À cela se greffe une méconnaissance des dispositifs ou un renoncement à déposer un dossier jugé trop complexe à monter, et en outre « la crainte que le dépôt d’une demande de financement entraîne une divulgation ou un piratage. À tort car il y a des règles protectrices et des accords de confidentialité. Dans les faits ce risque ne se réalise pas ».
Tous ces facteurs convergent vers une réalité : certains projets ne sont pas identifiés comme éligibles.
1) une partie du projet n’est pas identifiée comme éligible car rattachée à un service autre que celui baptisé R&D ou Innovation (ou équivalent) et les personnes dudit service ne contribuent que ponctuellement au projet. « Ce peut être le cas de la contribution du service marketing, souvent oubliée et donc non rattachée au projet dans le sens fiscal du terme ».
2) Des projets non identifiés dans leur globalité comme éligibles car totalement décorrélés du service Innovation/R&D. Tel peut être le cas d’une innovation de procédé en industrie pour réduire l’impact environnemental d’une chaîne de production.
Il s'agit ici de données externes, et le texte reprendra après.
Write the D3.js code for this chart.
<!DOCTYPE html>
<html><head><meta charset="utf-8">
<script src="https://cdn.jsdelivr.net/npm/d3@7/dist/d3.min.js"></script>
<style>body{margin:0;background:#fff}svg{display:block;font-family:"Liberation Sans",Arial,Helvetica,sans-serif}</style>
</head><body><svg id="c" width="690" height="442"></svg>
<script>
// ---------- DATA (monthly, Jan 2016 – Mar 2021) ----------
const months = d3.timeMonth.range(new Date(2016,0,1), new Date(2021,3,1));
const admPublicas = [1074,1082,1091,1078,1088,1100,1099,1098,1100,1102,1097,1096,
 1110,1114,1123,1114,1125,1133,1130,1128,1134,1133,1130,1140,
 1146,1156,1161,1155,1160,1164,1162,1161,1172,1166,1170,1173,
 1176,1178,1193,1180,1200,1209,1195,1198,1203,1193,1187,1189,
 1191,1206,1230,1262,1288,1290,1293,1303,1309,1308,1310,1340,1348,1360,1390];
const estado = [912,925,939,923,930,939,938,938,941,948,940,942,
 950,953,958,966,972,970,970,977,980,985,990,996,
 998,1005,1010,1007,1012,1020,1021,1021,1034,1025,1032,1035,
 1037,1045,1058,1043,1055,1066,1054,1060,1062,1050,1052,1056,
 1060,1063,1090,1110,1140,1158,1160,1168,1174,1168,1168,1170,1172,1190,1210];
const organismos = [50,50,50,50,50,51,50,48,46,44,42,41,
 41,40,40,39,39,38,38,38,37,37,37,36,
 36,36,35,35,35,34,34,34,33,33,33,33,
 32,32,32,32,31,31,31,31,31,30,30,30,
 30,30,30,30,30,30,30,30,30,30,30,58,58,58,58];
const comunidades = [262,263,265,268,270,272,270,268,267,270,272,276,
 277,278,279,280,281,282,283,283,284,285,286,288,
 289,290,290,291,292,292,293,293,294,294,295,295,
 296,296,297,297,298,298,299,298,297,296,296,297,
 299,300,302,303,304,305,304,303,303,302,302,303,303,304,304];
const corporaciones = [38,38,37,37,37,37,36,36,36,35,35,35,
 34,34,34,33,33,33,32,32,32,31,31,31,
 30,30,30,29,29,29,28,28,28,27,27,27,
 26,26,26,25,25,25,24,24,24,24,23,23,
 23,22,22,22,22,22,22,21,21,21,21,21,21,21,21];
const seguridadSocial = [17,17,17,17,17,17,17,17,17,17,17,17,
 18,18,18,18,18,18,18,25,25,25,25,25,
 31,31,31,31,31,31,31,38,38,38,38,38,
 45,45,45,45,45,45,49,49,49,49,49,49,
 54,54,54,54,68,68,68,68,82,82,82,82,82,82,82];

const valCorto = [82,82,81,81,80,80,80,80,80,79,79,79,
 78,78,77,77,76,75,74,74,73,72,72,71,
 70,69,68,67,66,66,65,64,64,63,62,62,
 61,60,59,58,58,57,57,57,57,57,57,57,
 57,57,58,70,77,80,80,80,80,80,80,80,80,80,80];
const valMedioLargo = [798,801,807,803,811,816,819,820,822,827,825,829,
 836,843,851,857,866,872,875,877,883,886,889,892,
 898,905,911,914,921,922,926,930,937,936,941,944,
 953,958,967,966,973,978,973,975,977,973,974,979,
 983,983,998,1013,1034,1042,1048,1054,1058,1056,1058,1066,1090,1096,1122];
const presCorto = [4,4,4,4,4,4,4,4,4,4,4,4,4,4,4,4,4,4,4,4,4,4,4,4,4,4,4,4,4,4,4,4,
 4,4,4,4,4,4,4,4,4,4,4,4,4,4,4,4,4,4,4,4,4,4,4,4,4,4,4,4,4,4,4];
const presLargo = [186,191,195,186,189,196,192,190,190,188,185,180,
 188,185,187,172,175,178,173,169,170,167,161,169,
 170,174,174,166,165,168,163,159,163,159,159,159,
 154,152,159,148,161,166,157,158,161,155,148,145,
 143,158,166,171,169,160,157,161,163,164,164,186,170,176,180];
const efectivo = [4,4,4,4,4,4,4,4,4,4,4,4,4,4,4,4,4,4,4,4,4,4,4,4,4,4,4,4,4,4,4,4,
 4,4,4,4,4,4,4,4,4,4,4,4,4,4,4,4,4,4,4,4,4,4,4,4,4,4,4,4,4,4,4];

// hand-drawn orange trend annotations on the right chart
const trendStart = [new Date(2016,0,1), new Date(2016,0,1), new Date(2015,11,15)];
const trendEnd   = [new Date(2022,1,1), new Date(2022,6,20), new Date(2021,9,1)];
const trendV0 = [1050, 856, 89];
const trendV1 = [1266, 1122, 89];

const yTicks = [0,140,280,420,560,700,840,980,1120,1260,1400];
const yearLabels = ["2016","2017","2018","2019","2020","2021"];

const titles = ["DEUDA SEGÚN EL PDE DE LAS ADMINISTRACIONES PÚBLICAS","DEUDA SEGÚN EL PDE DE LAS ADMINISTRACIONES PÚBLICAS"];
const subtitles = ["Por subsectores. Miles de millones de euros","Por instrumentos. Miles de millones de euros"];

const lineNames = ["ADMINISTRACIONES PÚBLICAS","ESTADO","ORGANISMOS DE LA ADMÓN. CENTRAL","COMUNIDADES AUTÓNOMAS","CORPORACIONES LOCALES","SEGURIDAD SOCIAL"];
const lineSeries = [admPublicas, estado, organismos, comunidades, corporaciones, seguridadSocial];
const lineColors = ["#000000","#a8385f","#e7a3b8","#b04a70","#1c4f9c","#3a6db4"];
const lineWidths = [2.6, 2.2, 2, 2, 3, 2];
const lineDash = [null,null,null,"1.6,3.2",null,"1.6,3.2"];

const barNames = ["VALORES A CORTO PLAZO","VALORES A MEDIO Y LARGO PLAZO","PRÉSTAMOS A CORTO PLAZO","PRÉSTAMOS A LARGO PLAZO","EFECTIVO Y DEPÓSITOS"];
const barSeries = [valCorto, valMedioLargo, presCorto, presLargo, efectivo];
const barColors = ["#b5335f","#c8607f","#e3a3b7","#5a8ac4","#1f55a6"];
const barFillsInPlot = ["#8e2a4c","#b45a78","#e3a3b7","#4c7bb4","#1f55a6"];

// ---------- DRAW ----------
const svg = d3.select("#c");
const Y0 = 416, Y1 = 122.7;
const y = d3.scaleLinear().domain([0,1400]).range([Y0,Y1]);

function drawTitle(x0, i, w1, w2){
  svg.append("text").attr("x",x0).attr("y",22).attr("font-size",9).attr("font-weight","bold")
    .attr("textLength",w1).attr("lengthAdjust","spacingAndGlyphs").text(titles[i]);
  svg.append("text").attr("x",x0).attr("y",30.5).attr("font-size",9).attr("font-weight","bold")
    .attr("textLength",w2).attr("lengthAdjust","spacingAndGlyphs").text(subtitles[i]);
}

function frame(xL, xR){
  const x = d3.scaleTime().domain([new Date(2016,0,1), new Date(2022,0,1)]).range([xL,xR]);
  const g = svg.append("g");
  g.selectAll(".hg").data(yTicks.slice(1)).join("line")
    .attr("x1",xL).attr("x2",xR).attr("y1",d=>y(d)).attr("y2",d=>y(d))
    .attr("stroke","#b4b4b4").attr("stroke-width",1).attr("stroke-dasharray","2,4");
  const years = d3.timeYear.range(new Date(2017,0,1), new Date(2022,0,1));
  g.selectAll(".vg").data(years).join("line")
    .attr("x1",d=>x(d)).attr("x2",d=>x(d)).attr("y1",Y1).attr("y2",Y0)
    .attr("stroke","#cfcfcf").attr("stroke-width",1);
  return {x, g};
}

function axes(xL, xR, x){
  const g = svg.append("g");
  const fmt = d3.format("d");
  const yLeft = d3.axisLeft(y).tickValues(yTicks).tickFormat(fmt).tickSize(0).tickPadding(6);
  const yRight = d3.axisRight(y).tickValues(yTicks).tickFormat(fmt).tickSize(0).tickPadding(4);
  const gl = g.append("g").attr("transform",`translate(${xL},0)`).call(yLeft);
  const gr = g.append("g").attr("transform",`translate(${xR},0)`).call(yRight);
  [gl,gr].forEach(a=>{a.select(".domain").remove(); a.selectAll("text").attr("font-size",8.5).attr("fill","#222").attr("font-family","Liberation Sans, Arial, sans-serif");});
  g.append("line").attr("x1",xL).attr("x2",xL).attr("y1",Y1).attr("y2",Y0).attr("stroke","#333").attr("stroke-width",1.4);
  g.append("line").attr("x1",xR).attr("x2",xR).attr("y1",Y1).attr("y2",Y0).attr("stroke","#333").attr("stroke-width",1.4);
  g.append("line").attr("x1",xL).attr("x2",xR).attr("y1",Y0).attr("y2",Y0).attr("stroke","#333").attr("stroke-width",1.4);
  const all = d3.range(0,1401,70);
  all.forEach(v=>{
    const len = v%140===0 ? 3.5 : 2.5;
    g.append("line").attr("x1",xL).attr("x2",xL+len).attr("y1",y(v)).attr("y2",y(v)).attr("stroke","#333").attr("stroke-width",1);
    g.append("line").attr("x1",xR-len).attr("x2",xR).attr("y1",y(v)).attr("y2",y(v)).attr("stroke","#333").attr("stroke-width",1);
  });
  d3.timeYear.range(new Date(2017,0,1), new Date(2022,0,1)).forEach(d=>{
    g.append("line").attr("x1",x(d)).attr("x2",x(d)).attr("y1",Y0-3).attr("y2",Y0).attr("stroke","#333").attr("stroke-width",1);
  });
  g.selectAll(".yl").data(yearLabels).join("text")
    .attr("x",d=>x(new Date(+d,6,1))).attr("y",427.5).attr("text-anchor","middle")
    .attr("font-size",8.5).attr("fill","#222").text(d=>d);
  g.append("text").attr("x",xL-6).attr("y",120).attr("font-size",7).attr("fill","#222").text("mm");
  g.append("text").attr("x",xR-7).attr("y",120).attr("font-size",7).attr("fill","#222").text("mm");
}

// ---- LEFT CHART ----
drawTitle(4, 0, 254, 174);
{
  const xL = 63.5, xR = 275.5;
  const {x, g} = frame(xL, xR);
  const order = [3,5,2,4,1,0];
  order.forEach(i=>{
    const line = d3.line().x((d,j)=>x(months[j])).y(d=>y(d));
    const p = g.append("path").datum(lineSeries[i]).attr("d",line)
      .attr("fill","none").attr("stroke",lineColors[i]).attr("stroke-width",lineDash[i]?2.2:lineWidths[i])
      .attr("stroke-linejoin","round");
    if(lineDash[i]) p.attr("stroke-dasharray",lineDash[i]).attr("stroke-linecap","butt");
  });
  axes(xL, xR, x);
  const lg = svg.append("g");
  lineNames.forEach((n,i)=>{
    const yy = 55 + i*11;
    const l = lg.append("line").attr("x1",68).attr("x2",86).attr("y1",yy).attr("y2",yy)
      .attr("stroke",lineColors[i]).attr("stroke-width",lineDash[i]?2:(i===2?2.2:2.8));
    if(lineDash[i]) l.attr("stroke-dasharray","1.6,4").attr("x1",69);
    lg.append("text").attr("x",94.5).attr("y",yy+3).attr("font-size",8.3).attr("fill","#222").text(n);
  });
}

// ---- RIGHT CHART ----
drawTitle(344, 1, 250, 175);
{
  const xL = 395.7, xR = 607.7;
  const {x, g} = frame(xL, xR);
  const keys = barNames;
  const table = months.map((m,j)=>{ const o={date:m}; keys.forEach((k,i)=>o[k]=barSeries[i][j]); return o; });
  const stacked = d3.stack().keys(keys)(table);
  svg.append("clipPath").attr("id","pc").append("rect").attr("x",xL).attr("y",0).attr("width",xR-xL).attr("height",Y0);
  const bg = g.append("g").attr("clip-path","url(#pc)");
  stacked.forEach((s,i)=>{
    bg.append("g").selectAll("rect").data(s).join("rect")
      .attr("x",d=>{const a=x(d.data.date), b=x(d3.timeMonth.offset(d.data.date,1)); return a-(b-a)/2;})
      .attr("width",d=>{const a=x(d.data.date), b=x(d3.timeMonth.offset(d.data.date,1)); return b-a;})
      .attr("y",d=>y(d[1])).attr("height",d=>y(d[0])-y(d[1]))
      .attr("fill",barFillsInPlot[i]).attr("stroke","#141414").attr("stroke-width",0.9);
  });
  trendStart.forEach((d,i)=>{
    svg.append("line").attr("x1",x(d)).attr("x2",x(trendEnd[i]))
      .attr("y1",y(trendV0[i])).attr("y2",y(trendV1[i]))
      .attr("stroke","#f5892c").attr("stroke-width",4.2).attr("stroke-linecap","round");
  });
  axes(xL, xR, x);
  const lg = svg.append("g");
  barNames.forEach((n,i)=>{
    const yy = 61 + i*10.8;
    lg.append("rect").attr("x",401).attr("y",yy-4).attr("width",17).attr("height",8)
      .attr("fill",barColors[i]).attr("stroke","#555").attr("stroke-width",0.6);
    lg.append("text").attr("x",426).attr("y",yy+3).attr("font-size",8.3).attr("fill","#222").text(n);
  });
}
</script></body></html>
Ou encore « la réponse donnée à une demande client atypique via un travail de recherche ou d’innovation non perçu comme tel, parce qu’il s’agit d’un projet en réaction à une demande ».
3) au sein des PME multisites : cette organisation peut conduire à un manque de rattachement des contributions ou un manque de recensement : « Ces entreprises structurées, organisées par départements, créent un système où par manque de communication, l’innovation n’est pas connue, notamment quand elle est menée par des gens non techniques ».
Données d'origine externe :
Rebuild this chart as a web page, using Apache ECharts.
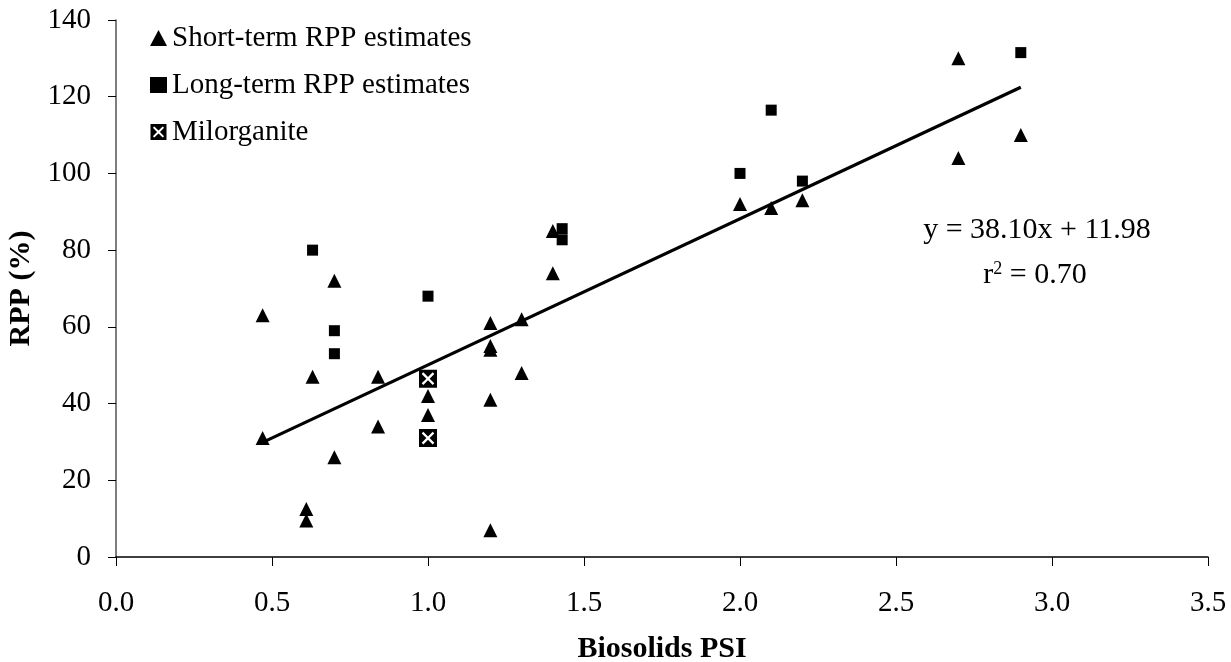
<!DOCTYPE html>
<html>
<head>
<meta charset="utf-8">
<script src="https://cdn.jsdelivr.net/npm/echarts@6/dist/echarts.min.js"></script>
<style>html,body{margin:0;padding:0;background:#fff;}#c{width:1231px;height:662px;}</style>
</head>
<body>
<div id="c"></div>
<script>
// ---- data ----
const shortX = [0.47, 0.47, 0.61, 0.61, 0.63, 0.70, 0.70, 0.84, 0.84, 1.00, 1.00, 1.20, 1.20, 1.20, 1.20, 1.20, 1.30, 1.30, 1.40, 1.40, 2.00, 2.10, 2.20, 2.70, 2.70, 2.90];
const shortY = [63, 31, 12.5, 9.5, 47, 72, 26, 47, 34, 42, 37, 61, 55, 54, 41, 7, 62, 48, 85, 74, 92, 91, 93, 130, 104, 110];
const longX = [0.63, 0.70, 0.70, 1.00, 1.43, 1.43, 2.00, 2.10, 2.20, 2.90];
const longY = [80, 59, 53, 68, 85.6, 82.7, 100, 116.5, 98, 131.5];
const miloX = [1.00, 1.00];
const miloY = [46.5, 31];
const fitSlope = 38.10;
const fitIntercept = 11.98;
const fitRange = [0.47, 2.90];
const r2 = '0.70';
const xTicks = ['0.0', '0.5', '1.0', '1.5', '2.0', '2.5', '3.0', '3.5'];
const seriesNames = ['Short-term RPP estimates', 'Long-term RPP estimates', 'Milorganite'];

const zip = (xs, ys) => xs.map((x, i) => [x, ys[i]]);
const fitData = fitRange.map(x => [x, fitSlope * x + fitIntercept]);

// Black square with white X (X cut out as a hole, opposite winding)
const a = 9;
const xHole = [
  [15, 15 + a], [15 + a, 15], [50, 50 - a], [85 - a, 15], [85, 15 + a], [50 + a, 50],
  [85, 85 - a], [85 - a, 85], [50, 50 + a], [15 + a, 85], [15, 85 - a], [50 - a, 50]
].reverse();
const miloPath = 'path://M0,0L100,0L100,100L0,100Z' +
  'M' + xHole.map(p => p.join(',')).join('L') + 'Z';

const FONT = '"Liberation Serif", "Times New Roman", serif';

const chart = echarts.init(document.getElementById('c'), null, {renderer: 'canvas'});
chart.setOption({
  animation: false,
  backgroundColor: '#fff',
  textStyle: {fontFamily: FONT, color: '#000'},
  grid: {left: 116, right: 23, top: 20, bottom: 105, containLabel: false, outerBoundsMode: 'none'},
  legend: {
    orient: 'vertical',
    left: 145,
    top: 18,
    itemWidth: 17,
    itemHeight: 16,
    itemGap: 17,
    textStyle: {fontFamily: FONT, fontSize: 29, lineHeight: 30, color: '#000'},
    data: [
      {name: seriesNames[0], icon: 'triangle'},
      {name: seriesNames[1], icon: 'rect'},
      {name: seriesNames[2], icon: miloPath}
    ]
  },
  xAxis: {
    type: 'value',
    min: 0, max: 3.5, interval: 0.5,
    name: 'Biosolids PSI',
    nameLocation: 'middle',
    nameGap: 77,
    nameTextStyle: {fontFamily: FONT, fontSize: 30, fontWeight: 'bold', color: '#000'},
    axisLine: {show: true, onZero: false, lineStyle: {color: '#000', width: 1.5}},
    axisTick: {show: true, inside: false, length: 9, lineStyle: {color: '#000', width: 1}},
    axisLabel: {fontFamily: FONT, fontSize: 29, color: '#000', margin: 32,
      formatter: v => xTicks[Math.round(v / 0.5)]},
    splitLine: {show: false}
  },
  yAxis: {
    type: 'value',
    min: 0, max: 140, interval: 20,
    name: 'RPP (%)',
    nameLocation: 'middle',
    nameGap: 73,
    nameTextStyle: {fontFamily: FONT, fontSize: 30, fontWeight: 'bold', color: '#000'},
    axisLine: {show: true, lineStyle: {color: '#555', width: 1.5}},
    axisTick: {show: true, inside: false, length: 8, lineStyle: {color: '#000', width: 1}},
    axisLabel: {fontFamily: FONT, fontSize: 29, color: '#000', margin: 25},
    splitLine: {show: false}
  },
  series: [
    {
      name: 'fit', type: 'line', data: fitData, symbol: 'none',
      lineStyle: {color: '#000', width: 3.2}, z: 1, silent: true
    },
    {
      name: seriesNames[0], type: 'scatter', data: zip(shortX, shortY),
      symbol: 'triangle', symbolSize: 14, itemStyle: {color: '#000', opacity: 1}, z: 3
    },
    {
      name: seriesNames[1], type: 'scatter', data: zip(longX, longY),
      symbol: 'rect', symbolSize: 11, itemStyle: {color: '#000', opacity: 1}, z: 3
    },
    {
      name: seriesNames[2], type: 'scatter', data: zip(miloX, miloY),
      symbol: miloPath, symbolSize: 18, itemStyle: {color: '#000', opacity: 1}, z: 4
    }
  ],
  graphic: [
    {
      type: 'text',
      style: {
        text: 'y = 38.10x + 11.98',
        fontFamily: FONT, fontSize: 30, fill: '#000',
        align: 'center', verticalAlign: 'middle',
        x: 1037, y: 230
      }
    },
    {
      type: 'text',
      style: {
        text: '{b|r}{s|2}{b| = ' + r2 + '}',
        fontFamily: FONT, fontSize: 30, fill: '#000',
        align: 'center', verticalAlign: 'middle',
        x: 1035, y: 275,
        rich: {
          b: {fontFamily: FONT, fontSize: 30, lineHeight: 30, fill: '#000'},
          s: {fontFamily: FONT, fontSize: 18, lineHeight: 30, fill: '#000', verticalAlign: 'top', padding: [0, 0, 12, 0]}
        }
      }
    }
  ]
});
</script>
</body>
</html>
D’où l’intérêt, selon Laure Humbert, que les DAF se saisissent de ce sujet : « La fonction finance dispose d’une vision d’ensemble et donc potentiellement de l’exhaustivité des activités menées pour ensuite mener l’analyse requise ».
Le DAF et l’identification des projets éligibles
Un prérequis : l’ouverture d’esprit. « Il faut partir du présupposé que la R&D peut se loger partout et que de ne pas avoir de département dédié R&D/innovation ne signifie pas qu’il n’a pas d’innovation ». Dès lors, il devient possible de rattacher beaucoup de dépenses à la démarche d’innovation ou de R&D, parmi lesquelles l’amortissement du matériel R&D, la contribution de personnel non technique, des abonnements à des revues techniques ou à des bases de données, des participations à des salons, à des conférences, ou encore des dépenses de normalisation.
Une veille : « Le premier réflexe peut être de s’abonner à un canal de réseau social ou à une newsletter d’un cabinet de conseil en innovation afin de disposer d’une veille pertinente et de mises à jour ».
Une démarche essentielle : « Effectuer un benchmark parmi les confrères de votre secteur d’activité susceptibles d’avoir recours à des financements dédiés. Si votre concurrent direct dispose du double de votre enveloppe de financements, cela doit évidemment constituer un signal d’alerte ».
Pour quel résultat ? Une analyse bien menée permet le plus souvent d’augmenter l’enveloppe de financements de 10 à 20 %.